Last post 12:45 am January 4, 2020 by Simon Mayer
7 replies
05:48 am December 30, 2019

Hello, 

The term "Scrum users" appears in the Inspection part of the Scrum guide. It says "Scrum users must frequently inspect Scrum artifacts and progress toward a Sprint Goal to detect undesirable variances..."

Also, this post describes categorizes scrum stakeholders into End user, Internal and External customers

Scrum: Who are the Key Stakeholders that Should be Attending Every Sprint Review?

According to the Scrum Glossary, a stakeholder is "a person external to the Scrum Team with a specific interest in and knowledge of a product that is required for incremental discovery. Represented by the Product Owner and actively engaged with the Scrum Team at Sprint Review."

 

Now, I believe term 'Scrum user' is same as scrum key stakeholder. Is this notion right, please explain if not and post your thoughts. 

 


04:19 pm December 30, 2019

What are your thoughts about members of the Scrum Team being Scrum users?


09:28 pm December 30, 2019

Scrum users must frequently inspect Scrum artifacts and progress toward a Sprint Goal to detect undesirable variances..."

Look at that sentence again and identify what they are inspecting.  Who would be best suited and derive the most benefit from inspection of the Scrum Artifacts (https://scrumguides.org/scrum-guide.html#artifacts) as they are defined in the Scrum Guide? Same question for the inspection of the Sprint Goal? Are these individuals the same as a stakeholder who is external to the Scrum Team and who's primary interest are the increments of value being delivered?


03:12 am January 2, 2020

There might be cases where other teams or departments are not using scrum but would like to know what was done by a particular team.

In our office, the other departments (e.g. support group or sales) are not using scrum but are attending our sprint review (not all of them attend).


08:20 pm January 2, 2020

In our office, the other departments (e.g. support group or sales) are not using scrum but are attending our sprint review (not all of them attend).

These sound like stakeholders. By attending the Sprint Review, would you not agree that they're using Scrum?

If not, why are they there?


12:47 pm January 3, 2020

My understanding - Team who are directly/indirectly connected with the increment  are stakeholders and scrum users  are scrum team 


05:07 pm January 3, 2020

In my opinion, the delineation is between those who use Scrum (i.e. - the Scrum Team), and those who benefit or have interest in the product (i.e. - stakeholders).

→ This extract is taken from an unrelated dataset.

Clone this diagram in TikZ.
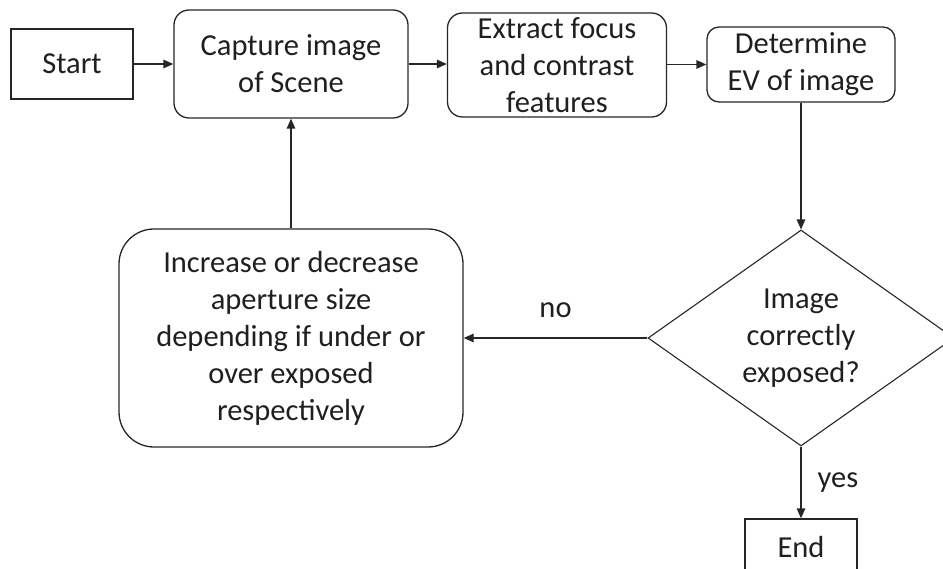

Attending a Scrum event should not imply that they are now "users" of Scrum.   To use an analogy, I may attend a football game, and have an interest in how one team performs (stakeholder), but that doesn't mean that I'm a member of the team (user).


12:45 am January 4, 2020

Perhaps it's just an oversight, but I would expect if Ken and Jeff meant the Scrum Team, they would have written that, rather than "Scrum users".

The Scrum Master's service to the organization includes:

Leading and coaching the organization in its Scrum adoption;



Helping employees and stakeholders understand and enact Scrum and empirical product development;

Adopt can be a synonym for use.

I've encountered much more effective stakeholder engagement, when they know how to use Scrum; particularly the Sprint Review.

In this case, I think the terminology is of little relevance; unless it influences our behaviour towards those outside of the Scrum Team. The way we collaborate with stakeholders is fundamental in allowing proper inspection.